Your task is to copy the listing exactly, with the pictures left out.

※

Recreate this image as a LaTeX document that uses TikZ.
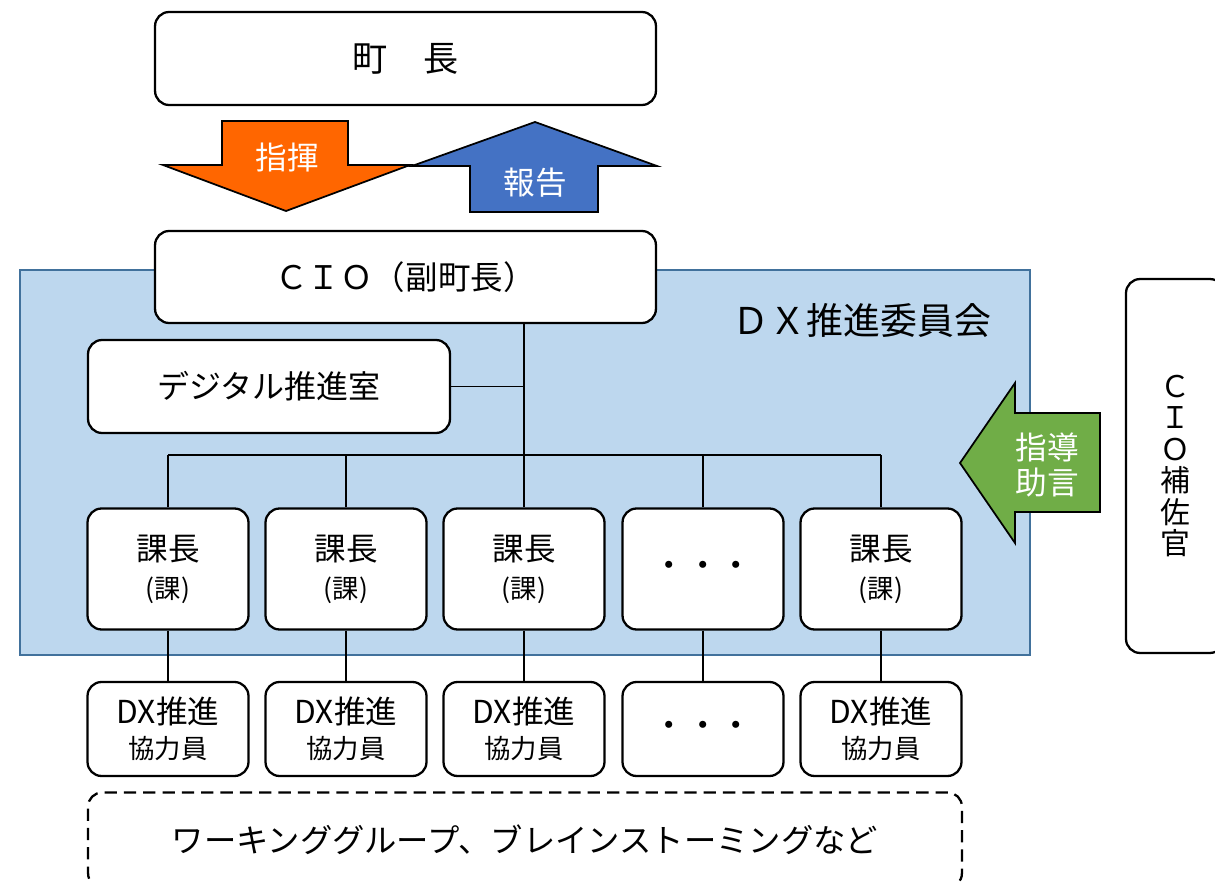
\documentclass[tikz,border=0pt]{standalone}
\usepackage{fontspec}
\setmainfont{Noto Sans CJK JP}
\usetikzlibrary{positioning}

\definecolor{dxfill}{HTML}{BDD7EE}
\definecolor{dxline}{HTML}{41719C}
\definecolor{cmdorange}{HTML}{FF6600}
\definecolor{rptblue}{HTML}{4472C4}
\definecolor{advgreen}{HTML}{70AD47}

\newcommand{\fs}[2][1.2]{\fontsize{#2}{#1\dimexpr#2\relax}\selectfont}

\begin{document}
\begin{tikzpicture}[x=0.02cm, y=-0.02cm,
                    box/.style={draw, line width=1.3pt, rounded corners=8pt, fill=white, inner sep=0pt, align=center},
                    topbox/.style={box, minimum width=10.02cm, minimum height=1.86cm, font=\fs{18.5pt}},
                    kacho/.style={box, minimum width=3.22cm, minimum height=2.42cm, font=\fs{18pt}},
                    staff/.style={box, minimum width=3.22cm, minimum height=1.88cm, font=\fs{18pt}},
                    bigarrow/.style={draw=black, line width=1pt, line join=miter},
                    arrowtext/.style={text=white, font=\fs{18pt}, align=center},
                    link/.style={draw, line width=0.6pt},
                ]
                \useasboundingbox (0,0) rectangle (1215,882);
                %Committee area
                \draw[fill=dxfill, draw=dxline, line width=1.2pt] (20,270) rectangle (1030,655);
                \node[font=\fs{21pt}] (dxcom) at (862,320) {ＤＸ推進委員会};
                %Nodes
                \node[topbox, font=\fs{20pt}] (mayor) at (405.5,58.5) {町　長};
                \node[topbox, minimum height=1.84cm] (cio) at (405.5,277) {ＣＩＯ（副町長）};
                \node[box, minimum width=7.24cm, minimum height=1.86cm, font=\fs{18.2pt}] (room) at (269,386.5) {デジタル推進室};
                \node[kacho] (k1) at (168,569) {課長\\{\fs{15pt}(課)}};
                \node[kacho] (k2) at (346,569) {課長\\{\fs{15pt}(課)}};
                \node[kacho] (k3) at (524,569) {課長\\{\fs{15pt}(課)}};
                \node[kacho, font=\fs{19pt}] (k4) at (703,569) {・・・};
                \node[kacho] (k5) at (881,569) {課長\\{\fs{15pt}(課)}};
                \node[staff] (s1) at (168,729) {DX推進\\[-1.6pt]{\fs{15pt}協力員}};
                \node[staff] (s2) at (346,729) {DX推進\\[-1.6pt]{\fs{15pt}協力員}};
                \node[staff] (s3) at (524,729) {DX推進\\[-1.6pt]{\fs{15pt}協力員}};
                \node[staff, font=\fs{19pt}] (s4) at (703,729) {・・・};
                \node[staff] (s5) at (881,729) {DX推進\\[-1.6pt]{\fs{15pt}協力員}};
                \node[box, dash pattern=on 7pt off 4pt, minimum width=17.48cm, minimum height=1.9cm, font=\fs{18.4pt}] (wg) at (525,840) {ワーキンググループ、ブレインストーミングなど};
                \node[box, minimum width=1.96cm, minimum height=7.48cm, font={\fs[1.05]{17pt}}] (aide) at (1175,466) {Ｃ\\Ｉ\\Ｏ\\補\\佐\\官};
                %Arrows
                \draw[bigarrow, fill=cmdorange] (222,121) -- (348,121) -- (348,165) -- (410,165) -- (286,211) -- (163,165) -- (222,165) -- cycle;
                \draw[bigarrow, fill=rptblue] (535,122) -- (657,166) -- (598,166) -- (598,212) -- (470,212) -- (470,166) -- (412,166) -- cycle;
                \draw[bigarrow, fill=advgreen] (960,463) -- (1015,383) -- (1015,413) -- (1100,413) -- (1100,512) -- (1015,512) -- (1015,543) -- cycle;
                \node[arrowtext] (cmd) at (287,157) {指揮};
                \node[arrowtext] (rpt) at (535,183) {報告};
                \node[arrowtext, font={\fs[1.12]{18pt}}] (adv) at (1047,465) {指導\\助言};
                %Lines
                \coordinate (bus) at (524,455);
                \draw[link] (cio.south -| bus) -- (bus);
                \draw[link] (room.east) -- (room.east -| bus);
                \draw[link] (k1.north |- bus) -- (k5.north |- bus);
                \foreach \i in {1,...,5} {
                    \draw[link] (k\i.north) -- (k\i.north |- bus);
                    \draw[link] (k\i.south) -- (s\i.north);
                }
            \end{tikzpicture}
\end{document}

※

■ **RESULT FOR THIS EXERCISE**:
Recreate this image as a LaTeX document that uses TikZ.
\documentclass[tikz,border=0pt]{standalone}
\usepackage{fontspec}
\setmainfont{Noto Sans CJK JP}
\usetikzlibrary{positioning}

\definecolor{dxfill}{HTML}{BDD7EE}
\definecolor{dxline}{HTML}{41719C}
\definecolor{cmdorange}{HTML}{FF6600}
\definecolor{rptblue}{HTML}{4472C4}
\definecolor{advgreen}{HTML}{70AD47}

\newcommand{\fs}[2][1.2]{\fontsize{#2}{#1\dimexpr#2\relax}\selectfont}

\begin{document}
\begin{tikzpicture}[x=0.02cm, y=-0.02cm,
                    box/.style={draw, line width=1.3pt, rounded corners=8pt, fill=white, inner sep=0pt, align=center},
                    topbox/.style={box, minimum width=10.02cm, minimum height=1.86cm, font=\fs{18.5pt}},
                    kacho/.style={box, minimum width=3.22cm, minimum height=2.42cm, font=\fs{18pt}},
                    staff/.style={box, minimum width=3.22cm, minimum height=1.88cm, font=\fs{18pt}},
                    bigarrow/.style={draw=black, line width=1pt, line join=miter},
                    arrowtext/.style={text=white, font=\fs{18pt}, align=center},
                    link/.style={draw, line width=0.6pt},
                ]
                \useasboundingbox (0,0) rectangle (1215,882);
                %Committee area
                \draw[fill=dxfill, draw=dxline, line width=1.2pt] (20,270) rectangle (1030,655);
                \node[font=\fs{21pt}] (dxcom) at (862,320) {ＤＸ推進委員会};
                %Nodes
                \node[topbox, font=\fs{20pt}] (mayor) at (405.5,58.5) {町　長};
                \node[topbox, minimum height=1.84cm] (cio) at (405.5,277) {ＣＩＯ（副町長）};
                \node[box, minimum width=7.24cm, minimum height=1.86cm, font=\fs{18.2pt}] (room) at (269,386.5) {デジタル推進室};
                \node[kacho] (k1) at (168,569) {課長\\{\fs{15pt}(課)}};
                \node[kacho] (k2) at (346,569) {課長\\{\fs{15pt}(課)}};
                \node[kacho] (k3) at (524,569) {課長\\{\fs{15pt}(課)}};
                \node[kacho, font=\fs{19pt}] (k4) at (703,569) {・・・};
                \node[kacho] (k5) at (881,569) {課長\\{\fs{15pt}(課)}};
                \node[staff] (s1) at (168,729) {DX推進\\[-1.6pt]{\fs{15pt}協力員}};
                \node[staff] (s2) at (346,729) {DX推進\\[-1.6pt]{\fs{15pt}協力員}};
                \node[staff] (s3) at (524,729) {DX推進\\[-1.6pt]{\fs{15pt}協力員}};
                \node[staff, font=\fs{19pt}] (s4) at (703,729) {・・・};
                \node[staff] (s5) at (881,729) {DX推進\\[-1.6pt]{\fs{15pt}協力員}};
                \node[box, dash pattern=on 7pt off 4pt, minimum width=17.48cm, minimum height=1.9cm, font=\fs{18.4pt}] (wg) at (525,840) {ワーキンググループ、ブレインストーミングなど};
                \node[box, minimum width=1.96cm, minimum height=7.48cm, font={\fs[1.05]{17pt}}] (aide) at (1175,466) {Ｃ\\Ｉ\\Ｏ\\補\\佐\\官};
                %Arrows
                \draw[bigarrow, fill=cmdorange] (222,121) -- (348,121) -- (348,165) -- (410,165) -- (286,211) -- (163,165) -- (222,165) -- cycle;
                \draw[bigarrow, fill=rptblue] (535,122) -- (657,166) -- (598,166) -- (598,212) -- (470,212) -- (470,166) -- (412,166) -- cycle;
                \draw[bigarrow, fill=advgreen] (960,463) -- (1015,383) -- (1015,413) -- (1100,413) -- (1100,512) -- (1015,512) -- (1015,543) -- cycle;
                \node[arrowtext] (cmd) at (287,157) {指揮};
                \node[arrowtext] (rpt) at (535,183) {報告};
                \node[arrowtext, font={\fs[1.12]{18pt}}] (adv) at (1047,465) {指導\\助言};
                %Lines
                \coordinate (bus) at (524,455);
                \draw[link] (cio.south -| bus) -- (bus);
                \draw[link] (room.east) -- (room.east -| bus);
                \draw[link] (k1.north |- bus) -- (k5.north |- bus);
                \foreach \i in {1,...,5} {
                    \draw[link] (k\i.north) -- (k\i.north |- bus);
                    \draw[link] (k\i.south) -- (s\i.north);
                }
            \end{tikzpicture}
\end{document}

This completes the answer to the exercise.